::: Provided material :::
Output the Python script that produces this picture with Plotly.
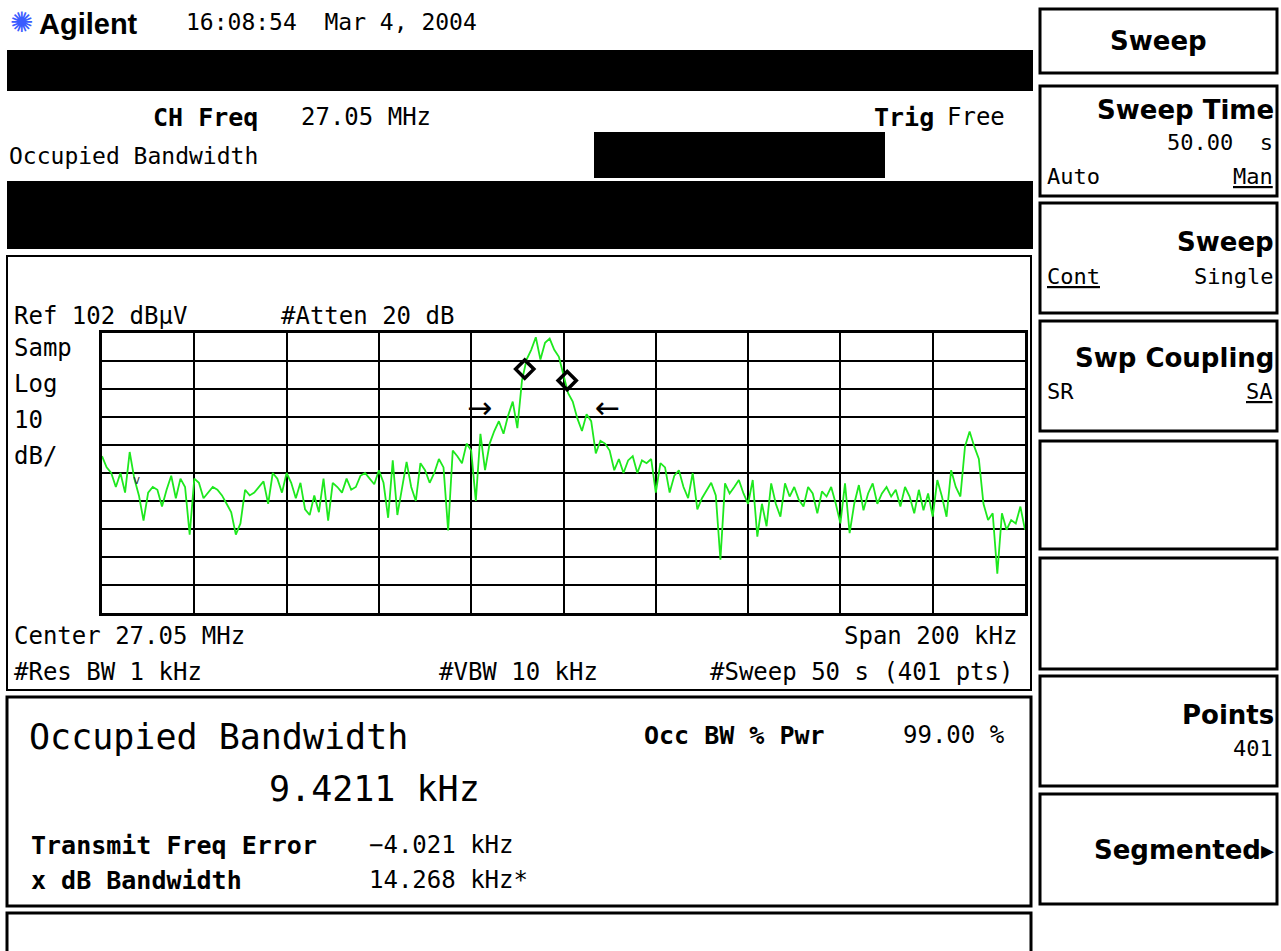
import plotly.graph_objects as go

center_mhz = 27.05
span_khz = 200
ref_level_dbuv = 102
db_per_div = 10

offset_khz = list(range(-100, 101))  # 1 kHz steps across the 200 kHz span

level_dbuv = [
    # -100 .. -67
    58, 54, 52, 47, 52, 45, 59.5, 50, 44, 35,
    45, 47, 46, 40, 46, 51, 43, 50, 47, 30,
    50, 48.5, 43, 45, 47, 46, 44, 41, 38, 30,
    34, 46, 44, 45,
    # -66 .. -34
    47, 49, 41, 52, 50, 45, 52, 48.5, 43, 48.5,
    39, 37, 44, 38, 50, 35, 48.5, 47, 45, 50,
    46, 47, 51, 52, 50, 48, 53, 48.5, 36, 56.5,
    37, 46, 56,
    # -33 .. 0
    47, 42, 55.5, 53, 48.5, 52, 57, 54, 31.5, 60,
    58, 55.5, 62.5, 60, 42, 66, 53, 62.5, 67, 70.5,
    66, 72.5, 77.5, 68, 85, 92.5, 96, 100.5, 92.5, 98.5,
    100, 96, 93.5, 86.5,
    # 1 .. 34
    80.5, 77.5, 71.5, 67, 73, 70.5, 59, 63.5, 62.5, 60,
    53, 57, 52, 56.5, 58, 52, 56.5, 55.5, 57, 45,
    55.5, 54, 45, 51, 53, 47, 43, 52, 39, 43,
    46, 48.5, 44, 21,
    # 35 .. 67
    48.3, 44.7, 47, 49.5, 44.7, 41, 49.5, 29.3, 41, 33,
    48.3, 41, 36.4, 48.3, 43.6, 47, 42.4, 40, 47, 44.7,
    37.6, 45.4, 43.6, 47, 41, 34, 48.3, 30.5, 41, 47.7,
    38.7, 44.7, 48.3,
    # 68 .. 100
    41, 44.7, 47, 43.6, 46, 40, 47, 43.6, 37.6, 46,
    38.7, 44.7, 36.4, 49.5, 43.6, 36.4, 53, 47, 43.6, 61.5,
    66.8, 61.5, 57, 41, 35.2, 37.6, 16, 37.6, 31.7, 35.2,
    34, 40, 31.7,
]
assert len(level_dbuv) == len(offset_khz)

marker_offset_khz = [-8.4, 0.8]
marker_level_dbuv = [89.1, 85.0]

# ---------------- figure ----------------
W, H = 1281, 951
MONO = "DejaVu Sans Mono"
SANS = "DejaVu Sans"


def px(x):
    return x / W


def py(y):
    return 1 - y / H


freq_mhz = [center_mhz + f / 1000 for f in offset_khz]
fmin = center_mhz - span_khz / 2000
fmax = center_mhz + span_khz / 2000

fig = go.Figure()
fig.add_trace(go.Scatter(
    x=freq_mhz, y=level_dbuv, mode="lines",
    line=dict(color="#1ee81e", width=1.8), hoverinfo="skip", showlegend=False,
))
fig.add_trace(go.Scatter(
    x=[center_mhz + f / 1000 for f in marker_offset_khz], y=marker_level_dbuv,
    mode="markers",
    marker=dict(symbol="diamond-open", size=14, color="black", line=dict(width=3.5, color="black")),
    hoverinfo="skip", showlegend=False,
))

fig.update_layout(
    width=W, height=H, autosize=False,
    margin=dict(l=0, r=0, t=0, b=0),
    paper_bgcolor="white", plot_bgcolor="white",
    showlegend=False,
    xaxis=dict(
        domain=[px(102), px(1025)], range=[fmin, fmax],
        tick0=fmin, dtick=span_khz / 10000,
        showgrid=True, gridcolor="black", gridwidth=2,
        showticklabels=False, ticks="", zeroline=False,
        showline=True, mirror=True, linecolor="black", linewidth=3,
    ),
    yaxis=dict(
        domain=[py(613), py(333)],
        range=[ref_level_dbuv - 10 * db_per_div, ref_level_dbuv],
        tick0=ref_level_dbuv, dtick=db_per_div,
        showgrid=True, gridcolor="black", gridwidth=2,
        showticklabels=False, ticks="", zeroline=False,
        showline=True, mirror=True, linecolor="black", linewidth=3,
    ),
)

shapes = []


def rect(x0, y0, x1, y1, fill=None, lw=2):
    shapes.append(dict(
        type="rect", xref="paper", yref="paper",
        x0=px(x0), x1=px(x1), y0=py(y1), y1=py(y0),
        line=dict(color="black", width=lw if fill is None else 0),
        fillcolor=fill if fill else "rgba(0,0,0,0)", layer="below" if fill else "above",
    ))


# black masked bars in the header
rect(7, 50, 1033, 91, fill="black")
rect(594, 132, 885, 178, fill="black")
rect(7, 181, 1033, 249, fill="black")
# frames
rect(7, 256, 1031, 690, lw=2)
rect(7, 697, 1031, 906, lw=3)
rect(7, 913, 1031, 958, lw=3)
# softkey boxes
for y0, y1 in [(9, 73), (86, 196), (203, 313), (321, 431), (441, 549),
               (558, 669), (676, 786), (794, 904)]:
    rect(1040, y0, 1277, y1, lw=3)

fig.update_layout(shapes=shapes)


def txt(x, y, s, size=24, anchor="left", family=MONO, color="black"):
    fig.add_annotation(
        x=px(x), y=py(y), xref="paper", yref="paper", text=s, showarrow=False,
        xanchor=anchor, yanchor="middle", borderpad=0,
        font=dict(family=family, size=size, color=color),
    )


# header
txt(21, 23, "✺", 28, anchor="center", family=SANS, color="#3a5cff")
txt(38, 24, "<b>Agilent</b>", 29, family="Liberation Sans")
txt(185, 22, "16:08:54\u00a0\u00a0Mar 4, 2004", 23)
txt(152, 117, "<b>CH Freq</b>", 25)
txt(300, 117, "27.05 MHz", 24)
txt(873, 117, "<b>Trig</b>", 25)
txt(1006, 117, "Free", 24, anchor="right")
txt(8, 156, "Occupied Bandwidth", 23)

# graticule annotations
txt(13, 316, "Ref 102 dBµV", 24)
txt(280, 316, "#Atten 20 dB", 24)
for yy, s in [(348, "Samp"), (384, "Log"), (420, "10"), (456, "dB/")]:
    txt(13, yy, s, 24)
txt(13, 636, "Center 27.05 MHz", 24)
txt(1018, 636, "Span 200 kHz", 24, anchor="right")
txt(13, 672, "#Res BW 1 kHz", 24)
txt(438, 672, "#VBW 10 kHz", 24)
txt(1014, 672, "#Sweep 50 s (401 pts)", 24, anchor="right")

# OBW markers / arrows
txt(479, 407, "→", 30, anchor="center", family=SANS)
txt(607, 407, "←", 30, anchor="center", family=SANS)
txt(136, 480, "v", 12, anchor="center", family=MONO, color="#333333")

# results panel
txt(28, 737, "Occupied Bandwidth", 35)
txt(268, 789, "9.4211 kHz", 35)
txt(643, 735, "<b>Occ BW % Pwr</b>", 25)
txt(1006, 735, "99.00 %", 24, anchor="right")
txt(30, 845, "<b>Transmit Freq Error</b>", 25)
txt(368, 845, "−4.021 kHz", 24)
txt(30, 880, "<b>x dB Bandwidth</b>", 25)
txt(368, 880, "14.268 kHz*", 24)

# softkeys
txt(1158, 41, "<b>Sweep</b>", 26, anchor="center", family=SANS)
txt(1275, 110, "<b>Sweep Time</b>", 26, anchor="right", family=SANS)
txt(1274, 143, "50.00\u00a0\u00a0s", 22, anchor="right")
txt(1046, 177, "Auto", 22)
txt(1274, 177, "<u>Man</u>", 22, anchor="right")
txt(1275, 242, "<b>Sweep</b>", 26, anchor="right", family=SANS)
txt(1046, 277, "<u>Cont</u>", 22)
txt(1274, 277, "Single", 22, anchor="right")
txt(1275, 358, "<b>Swp Coupling</b>", 26, anchor="right", family=SANS)
txt(1046, 391, "SR", 22)
txt(1274, 391, "<u>SA</u>", 22, anchor="right")
txt(1275, 715, "<b>Points</b>", 26, anchor="right", family=SANS)
txt(1274, 748, "401", 22, anchor="right")
txt(1275, 850, "<b>Segmented▸</b>", 26, anchor="right", family=SANS)

fig.write_html(
    "out.html",
    config={"displayModeBar": False},
    post_script="document.body.style.margin='0';document.body.style.overflow='hidden';"
                "document.documentElement.style.overflow='hidden';",
)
:::
Problem details: Restate only the lines running from the start of the material above through the line containing "db_per_div = 10", ends included. No pictures.

Exercise response:
Output the Python script that produces this picture with Plotly.
import plotly.graph_objects as go

center_mhz = 27.05
span_khz = 200
ref_level_dbuv = 102
db_per_div = 10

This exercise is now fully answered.